# Stated exercise
Please output the data below exactly as given, starting at its first line and stopping after the line that contains "from matplotlib.ticker import".
########################################
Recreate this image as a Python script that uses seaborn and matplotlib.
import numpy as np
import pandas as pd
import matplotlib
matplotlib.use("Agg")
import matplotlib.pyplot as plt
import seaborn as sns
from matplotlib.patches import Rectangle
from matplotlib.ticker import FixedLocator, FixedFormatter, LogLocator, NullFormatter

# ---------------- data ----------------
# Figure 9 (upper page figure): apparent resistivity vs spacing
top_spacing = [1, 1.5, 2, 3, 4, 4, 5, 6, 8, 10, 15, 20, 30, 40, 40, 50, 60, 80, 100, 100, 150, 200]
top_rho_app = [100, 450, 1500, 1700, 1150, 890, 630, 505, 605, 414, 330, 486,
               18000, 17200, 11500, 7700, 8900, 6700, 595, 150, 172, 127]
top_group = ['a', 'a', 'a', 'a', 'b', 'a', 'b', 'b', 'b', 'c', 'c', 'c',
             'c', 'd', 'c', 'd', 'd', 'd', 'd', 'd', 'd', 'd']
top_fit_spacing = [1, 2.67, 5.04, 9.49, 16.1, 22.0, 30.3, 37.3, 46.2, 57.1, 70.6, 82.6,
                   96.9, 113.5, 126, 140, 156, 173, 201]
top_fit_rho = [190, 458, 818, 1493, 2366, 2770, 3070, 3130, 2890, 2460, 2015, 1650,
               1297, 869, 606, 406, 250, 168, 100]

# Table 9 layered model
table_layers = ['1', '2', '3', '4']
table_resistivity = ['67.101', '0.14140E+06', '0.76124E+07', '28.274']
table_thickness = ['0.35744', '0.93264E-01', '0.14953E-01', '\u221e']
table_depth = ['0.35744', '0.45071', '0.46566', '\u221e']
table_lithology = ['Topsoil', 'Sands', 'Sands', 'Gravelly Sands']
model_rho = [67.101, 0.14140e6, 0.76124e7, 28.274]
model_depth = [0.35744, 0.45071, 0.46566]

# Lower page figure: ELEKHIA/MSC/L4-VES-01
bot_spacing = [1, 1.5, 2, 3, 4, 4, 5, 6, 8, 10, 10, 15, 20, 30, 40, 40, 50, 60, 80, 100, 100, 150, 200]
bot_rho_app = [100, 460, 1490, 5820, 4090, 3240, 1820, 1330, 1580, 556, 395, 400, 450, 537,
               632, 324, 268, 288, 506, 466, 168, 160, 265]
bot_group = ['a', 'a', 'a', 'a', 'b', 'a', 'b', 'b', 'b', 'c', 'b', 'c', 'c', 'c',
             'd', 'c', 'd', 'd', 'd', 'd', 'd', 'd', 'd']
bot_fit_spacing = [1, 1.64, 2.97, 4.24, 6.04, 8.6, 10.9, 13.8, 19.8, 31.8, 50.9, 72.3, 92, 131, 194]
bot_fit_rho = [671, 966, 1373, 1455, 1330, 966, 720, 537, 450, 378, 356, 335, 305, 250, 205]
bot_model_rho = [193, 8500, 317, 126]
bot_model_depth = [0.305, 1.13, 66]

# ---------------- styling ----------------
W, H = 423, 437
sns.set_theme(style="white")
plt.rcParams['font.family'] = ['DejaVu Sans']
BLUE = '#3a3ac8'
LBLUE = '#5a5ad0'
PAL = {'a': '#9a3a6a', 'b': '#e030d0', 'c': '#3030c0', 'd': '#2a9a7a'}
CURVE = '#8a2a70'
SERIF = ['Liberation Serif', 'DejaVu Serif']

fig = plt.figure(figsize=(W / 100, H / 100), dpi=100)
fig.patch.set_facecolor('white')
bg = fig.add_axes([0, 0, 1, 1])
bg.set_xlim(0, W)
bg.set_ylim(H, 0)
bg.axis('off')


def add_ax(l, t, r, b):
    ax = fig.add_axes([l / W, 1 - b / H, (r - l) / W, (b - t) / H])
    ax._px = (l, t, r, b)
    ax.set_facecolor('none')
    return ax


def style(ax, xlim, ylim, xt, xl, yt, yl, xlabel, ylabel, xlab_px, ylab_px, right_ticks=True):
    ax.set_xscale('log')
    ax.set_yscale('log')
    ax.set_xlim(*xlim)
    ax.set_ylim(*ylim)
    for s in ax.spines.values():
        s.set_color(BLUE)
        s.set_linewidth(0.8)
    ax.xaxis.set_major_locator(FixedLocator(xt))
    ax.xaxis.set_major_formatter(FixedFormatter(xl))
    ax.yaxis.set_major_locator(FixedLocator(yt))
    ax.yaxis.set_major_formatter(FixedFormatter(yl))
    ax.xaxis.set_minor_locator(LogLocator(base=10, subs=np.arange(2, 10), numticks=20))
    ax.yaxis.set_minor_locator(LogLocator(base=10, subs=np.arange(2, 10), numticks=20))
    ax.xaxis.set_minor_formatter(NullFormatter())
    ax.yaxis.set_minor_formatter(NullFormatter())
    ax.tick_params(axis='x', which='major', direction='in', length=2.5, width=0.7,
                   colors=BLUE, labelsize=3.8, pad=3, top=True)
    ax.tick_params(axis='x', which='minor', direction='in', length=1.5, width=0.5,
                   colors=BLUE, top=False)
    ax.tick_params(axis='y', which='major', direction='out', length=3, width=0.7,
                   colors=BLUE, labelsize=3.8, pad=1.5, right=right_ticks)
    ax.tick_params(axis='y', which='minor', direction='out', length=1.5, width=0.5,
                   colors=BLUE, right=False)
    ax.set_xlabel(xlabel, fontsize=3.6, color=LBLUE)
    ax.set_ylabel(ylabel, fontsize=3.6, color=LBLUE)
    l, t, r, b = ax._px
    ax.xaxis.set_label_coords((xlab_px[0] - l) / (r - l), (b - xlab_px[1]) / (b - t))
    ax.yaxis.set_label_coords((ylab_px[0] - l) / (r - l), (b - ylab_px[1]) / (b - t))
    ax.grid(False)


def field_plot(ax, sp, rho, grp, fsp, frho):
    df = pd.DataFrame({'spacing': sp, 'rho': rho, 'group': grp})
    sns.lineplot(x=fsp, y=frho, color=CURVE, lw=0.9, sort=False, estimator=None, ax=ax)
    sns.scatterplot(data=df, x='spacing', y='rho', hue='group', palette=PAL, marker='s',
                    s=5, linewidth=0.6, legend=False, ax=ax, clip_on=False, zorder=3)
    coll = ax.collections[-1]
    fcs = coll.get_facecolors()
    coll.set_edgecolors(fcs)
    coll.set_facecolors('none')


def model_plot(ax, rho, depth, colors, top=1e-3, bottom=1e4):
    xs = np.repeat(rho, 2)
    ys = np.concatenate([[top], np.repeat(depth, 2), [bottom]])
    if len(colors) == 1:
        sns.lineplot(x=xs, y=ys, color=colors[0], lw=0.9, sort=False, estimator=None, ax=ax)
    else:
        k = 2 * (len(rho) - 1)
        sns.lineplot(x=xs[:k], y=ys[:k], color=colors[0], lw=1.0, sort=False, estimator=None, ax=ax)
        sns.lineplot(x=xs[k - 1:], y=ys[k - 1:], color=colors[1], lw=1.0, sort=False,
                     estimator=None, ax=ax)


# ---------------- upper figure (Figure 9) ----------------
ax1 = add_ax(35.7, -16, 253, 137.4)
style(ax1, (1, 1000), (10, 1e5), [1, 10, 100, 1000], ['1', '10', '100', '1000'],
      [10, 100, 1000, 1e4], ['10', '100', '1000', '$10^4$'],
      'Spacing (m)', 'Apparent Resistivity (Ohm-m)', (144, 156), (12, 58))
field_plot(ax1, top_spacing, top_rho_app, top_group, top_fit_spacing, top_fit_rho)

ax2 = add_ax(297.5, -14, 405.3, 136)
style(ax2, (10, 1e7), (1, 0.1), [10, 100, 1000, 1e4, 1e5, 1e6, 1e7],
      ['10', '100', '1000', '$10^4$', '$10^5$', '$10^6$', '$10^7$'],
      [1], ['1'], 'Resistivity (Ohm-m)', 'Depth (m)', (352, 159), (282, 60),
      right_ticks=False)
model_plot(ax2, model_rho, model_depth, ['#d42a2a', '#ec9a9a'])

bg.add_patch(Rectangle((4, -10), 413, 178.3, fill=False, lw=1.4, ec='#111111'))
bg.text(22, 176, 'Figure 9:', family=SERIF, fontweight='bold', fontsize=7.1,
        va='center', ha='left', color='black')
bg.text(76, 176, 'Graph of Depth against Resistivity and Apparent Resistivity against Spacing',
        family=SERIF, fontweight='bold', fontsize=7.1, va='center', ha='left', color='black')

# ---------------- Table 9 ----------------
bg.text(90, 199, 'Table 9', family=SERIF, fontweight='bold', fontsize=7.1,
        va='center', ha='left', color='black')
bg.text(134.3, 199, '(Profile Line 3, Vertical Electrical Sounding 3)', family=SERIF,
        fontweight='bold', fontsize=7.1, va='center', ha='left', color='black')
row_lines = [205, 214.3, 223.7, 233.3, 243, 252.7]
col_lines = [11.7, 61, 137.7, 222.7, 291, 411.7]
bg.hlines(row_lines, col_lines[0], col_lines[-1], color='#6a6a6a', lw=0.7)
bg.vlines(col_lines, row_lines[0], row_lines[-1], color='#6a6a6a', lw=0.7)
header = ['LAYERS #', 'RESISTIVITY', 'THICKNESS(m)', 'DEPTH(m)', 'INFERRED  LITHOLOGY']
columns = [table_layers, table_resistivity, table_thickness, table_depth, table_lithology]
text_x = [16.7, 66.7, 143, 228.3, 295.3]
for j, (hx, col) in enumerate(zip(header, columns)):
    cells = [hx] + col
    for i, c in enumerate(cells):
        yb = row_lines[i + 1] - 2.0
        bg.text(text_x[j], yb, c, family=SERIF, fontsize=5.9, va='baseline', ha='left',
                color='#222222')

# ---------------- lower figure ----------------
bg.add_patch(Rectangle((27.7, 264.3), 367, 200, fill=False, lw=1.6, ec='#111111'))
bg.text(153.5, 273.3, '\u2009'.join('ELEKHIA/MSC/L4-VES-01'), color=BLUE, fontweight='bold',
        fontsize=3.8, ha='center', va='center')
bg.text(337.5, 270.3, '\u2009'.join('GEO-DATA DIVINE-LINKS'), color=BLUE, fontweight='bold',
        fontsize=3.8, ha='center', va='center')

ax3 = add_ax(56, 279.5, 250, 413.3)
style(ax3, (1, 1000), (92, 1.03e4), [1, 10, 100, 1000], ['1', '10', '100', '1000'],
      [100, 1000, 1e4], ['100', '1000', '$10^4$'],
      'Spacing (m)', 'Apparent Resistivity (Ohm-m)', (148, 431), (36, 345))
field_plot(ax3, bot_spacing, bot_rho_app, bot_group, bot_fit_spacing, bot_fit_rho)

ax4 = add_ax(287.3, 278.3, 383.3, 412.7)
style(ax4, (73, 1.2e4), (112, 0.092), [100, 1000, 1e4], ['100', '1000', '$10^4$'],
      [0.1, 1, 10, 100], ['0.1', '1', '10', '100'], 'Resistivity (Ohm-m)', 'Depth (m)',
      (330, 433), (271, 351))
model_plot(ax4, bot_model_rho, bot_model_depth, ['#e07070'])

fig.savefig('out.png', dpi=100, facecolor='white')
########################################
# In response
Recreate this image as a Python script that uses seaborn and matplotlib.
import numpy as np
import pandas as pd
import matplotlib
matplotlib.use("Agg")
import matplotlib.pyplot as plt
import seaborn as sns
from matplotlib.patches import Rectangle
from matplotlib.ticker import FixedLocator, FixedFormatter, LogLocator, NullFormatter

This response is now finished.